WHAT IS REQUIRED
Exactly retype the lines from the top of the data through the line containing "plt.rcParams['font.family'] = ['Roboto', 'DejaVu", leaving out every picture.

DATA PROVIDED
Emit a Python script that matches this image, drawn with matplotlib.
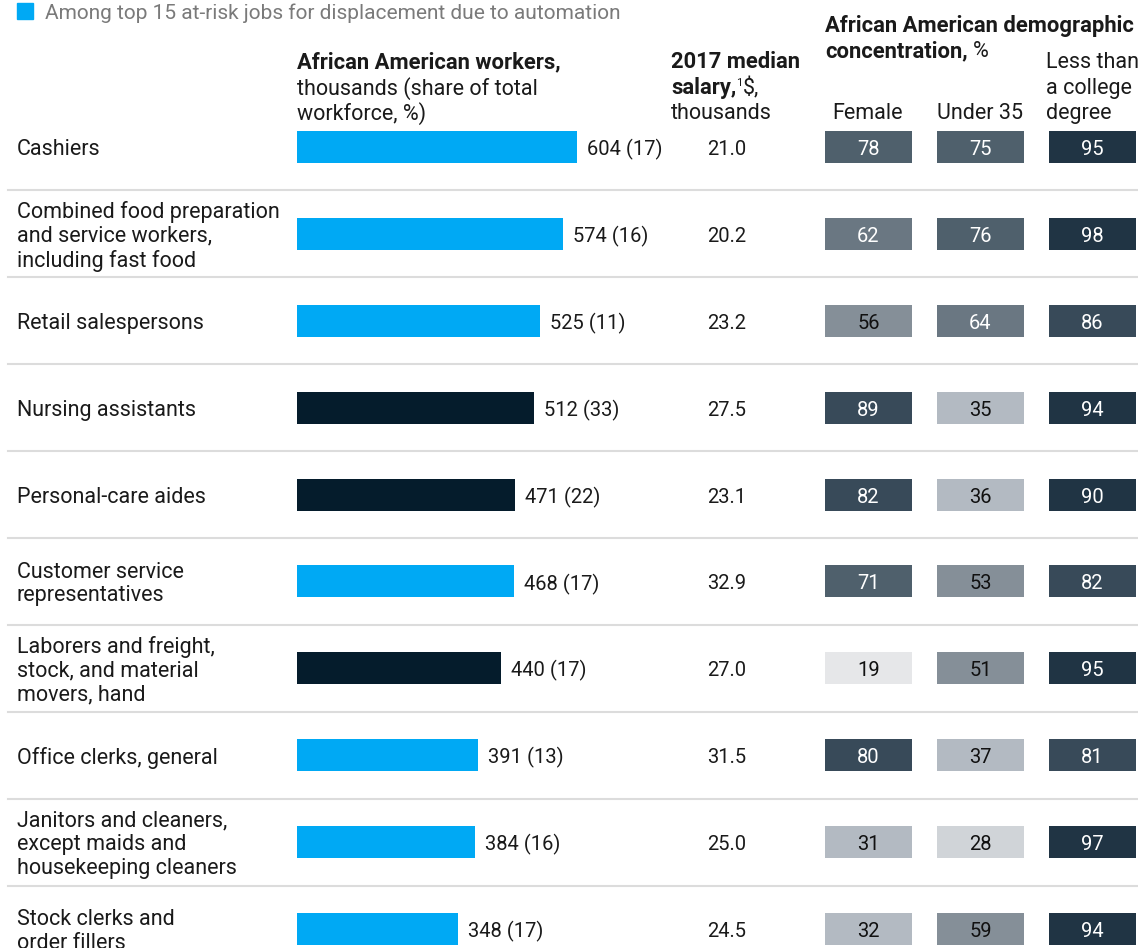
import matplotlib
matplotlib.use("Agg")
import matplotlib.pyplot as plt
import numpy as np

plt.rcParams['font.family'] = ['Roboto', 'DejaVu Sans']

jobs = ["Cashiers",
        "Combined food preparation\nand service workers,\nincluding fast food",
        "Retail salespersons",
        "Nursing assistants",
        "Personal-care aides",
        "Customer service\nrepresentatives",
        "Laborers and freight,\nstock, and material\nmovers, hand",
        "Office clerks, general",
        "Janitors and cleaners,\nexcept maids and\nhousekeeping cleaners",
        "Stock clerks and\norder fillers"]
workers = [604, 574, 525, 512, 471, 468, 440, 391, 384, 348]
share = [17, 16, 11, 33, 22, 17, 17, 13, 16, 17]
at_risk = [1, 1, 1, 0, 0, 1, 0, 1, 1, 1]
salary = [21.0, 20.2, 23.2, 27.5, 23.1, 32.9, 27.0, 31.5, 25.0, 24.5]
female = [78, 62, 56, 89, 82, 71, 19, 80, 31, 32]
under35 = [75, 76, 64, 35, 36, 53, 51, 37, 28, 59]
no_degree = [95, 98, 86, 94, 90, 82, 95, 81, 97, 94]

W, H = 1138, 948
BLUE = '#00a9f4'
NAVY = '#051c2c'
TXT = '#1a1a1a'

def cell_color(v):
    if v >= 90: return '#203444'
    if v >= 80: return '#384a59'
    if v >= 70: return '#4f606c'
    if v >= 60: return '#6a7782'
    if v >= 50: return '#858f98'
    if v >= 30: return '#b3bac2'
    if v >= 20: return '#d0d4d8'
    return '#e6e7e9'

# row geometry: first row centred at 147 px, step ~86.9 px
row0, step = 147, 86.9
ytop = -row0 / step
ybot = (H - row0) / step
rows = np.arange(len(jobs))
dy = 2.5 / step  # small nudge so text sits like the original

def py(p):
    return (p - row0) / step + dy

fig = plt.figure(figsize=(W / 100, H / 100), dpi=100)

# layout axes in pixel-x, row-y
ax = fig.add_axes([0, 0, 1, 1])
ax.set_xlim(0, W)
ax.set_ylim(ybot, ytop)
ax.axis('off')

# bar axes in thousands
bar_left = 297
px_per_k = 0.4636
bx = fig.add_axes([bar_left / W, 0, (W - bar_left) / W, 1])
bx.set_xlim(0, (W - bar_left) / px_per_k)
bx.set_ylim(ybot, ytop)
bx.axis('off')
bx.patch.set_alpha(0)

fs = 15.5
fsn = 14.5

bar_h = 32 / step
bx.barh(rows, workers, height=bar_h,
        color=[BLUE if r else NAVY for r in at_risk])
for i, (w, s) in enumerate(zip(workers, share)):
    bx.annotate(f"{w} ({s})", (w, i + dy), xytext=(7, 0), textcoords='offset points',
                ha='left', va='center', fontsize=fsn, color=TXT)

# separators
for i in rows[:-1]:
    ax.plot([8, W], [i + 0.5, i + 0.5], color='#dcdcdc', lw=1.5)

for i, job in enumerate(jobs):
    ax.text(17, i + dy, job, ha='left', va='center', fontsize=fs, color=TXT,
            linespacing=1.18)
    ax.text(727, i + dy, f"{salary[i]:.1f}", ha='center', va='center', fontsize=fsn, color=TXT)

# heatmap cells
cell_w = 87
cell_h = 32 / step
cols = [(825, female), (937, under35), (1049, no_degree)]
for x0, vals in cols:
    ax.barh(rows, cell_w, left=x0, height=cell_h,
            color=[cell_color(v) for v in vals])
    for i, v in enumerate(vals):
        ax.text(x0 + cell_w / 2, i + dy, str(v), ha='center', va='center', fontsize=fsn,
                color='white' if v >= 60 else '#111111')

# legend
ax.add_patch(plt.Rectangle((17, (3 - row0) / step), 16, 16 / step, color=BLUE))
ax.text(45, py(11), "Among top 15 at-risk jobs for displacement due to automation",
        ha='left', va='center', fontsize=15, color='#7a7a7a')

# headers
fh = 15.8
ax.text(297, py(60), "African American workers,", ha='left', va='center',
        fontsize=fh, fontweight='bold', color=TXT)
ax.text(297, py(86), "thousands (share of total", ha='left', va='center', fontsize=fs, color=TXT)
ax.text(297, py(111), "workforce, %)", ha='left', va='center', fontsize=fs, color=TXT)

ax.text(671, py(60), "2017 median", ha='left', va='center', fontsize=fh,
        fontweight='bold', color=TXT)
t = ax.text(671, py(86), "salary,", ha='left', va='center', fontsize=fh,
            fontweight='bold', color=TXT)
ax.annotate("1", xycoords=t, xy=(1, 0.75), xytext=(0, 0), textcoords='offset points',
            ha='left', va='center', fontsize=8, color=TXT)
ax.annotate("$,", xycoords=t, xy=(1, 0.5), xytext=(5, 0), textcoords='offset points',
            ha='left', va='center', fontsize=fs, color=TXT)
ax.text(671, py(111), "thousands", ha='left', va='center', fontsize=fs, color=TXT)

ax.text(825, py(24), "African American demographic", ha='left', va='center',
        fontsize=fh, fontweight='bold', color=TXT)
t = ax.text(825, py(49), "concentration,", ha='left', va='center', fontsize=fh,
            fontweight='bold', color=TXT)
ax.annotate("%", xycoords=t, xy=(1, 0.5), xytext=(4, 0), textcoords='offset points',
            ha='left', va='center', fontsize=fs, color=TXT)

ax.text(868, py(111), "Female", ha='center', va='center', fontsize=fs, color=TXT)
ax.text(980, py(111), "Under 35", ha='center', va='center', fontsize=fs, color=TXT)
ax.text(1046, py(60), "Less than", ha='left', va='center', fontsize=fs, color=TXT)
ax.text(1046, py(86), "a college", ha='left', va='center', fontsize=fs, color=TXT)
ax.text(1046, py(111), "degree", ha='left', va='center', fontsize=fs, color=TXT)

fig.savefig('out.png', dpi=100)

ANSWER
Emit a Python script that matches this image, drawn with matplotlib.
import matplotlib
matplotlib.use("Agg")
import matplotlib.pyplot as plt
import numpy as np

plt.rcParams['font.family'] = ['Roboto', 'DejaVu Sans']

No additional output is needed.